Drizzt and company run into Danica, Cadderly's wife, who had been out searching for their missing children when she stumbled across what appeared to be the death of Ivan Bouldershoulder at the Ghost King's foot. Barely escaping alive and with Jarlaxle's help, she recovers in time for them to reach the battle at Spirit Soaring. They attempt to press through with the unconscious Catti-brie on a wagon but not even a fierce charge by the dwarven heroes followed by the speed of the drow could break through the unstoppable tide. Seeing his wife and some friends in danger, his need to act called out and something answered. Reciting off unknown spells, he creates a flying horse and carriage out of a cloud and rides down to rescue the fighters below displaying godlike power in the form of potent and great unknown spells.

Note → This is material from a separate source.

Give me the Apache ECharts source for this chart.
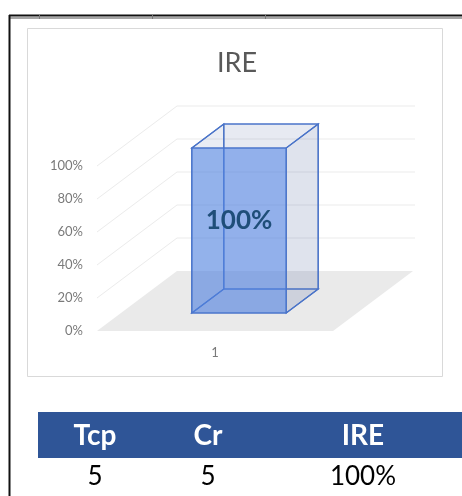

The Ghost King is defeated but escapes to the Shadowfell, where he recovers rapidly. He returns and is defeated a second time, disappearing to the Shadowfell again. Cadderly uses Catti-brie as a conduit to enter the Shadowfell to finish off the Ghost King. In the end, Cadderly defeats the Ghost King at the cost of his life and becomes the new Ghost King, forever reinforcing and guarding the ward containing the rift left by the old Ghost King. The rift is in the shattered remains of Spirit Soaring. Catti-brie is allowed one last night with Drizzt, before she and Regis both die from the Spellplague and are taken by Mielikki as a reward partly to Drizzt. The goddess puts them into a pocket paradise plane for all time.

==Reception==
The Ghost King reached 11 on The New York Times bestseller list on October 25, 2009.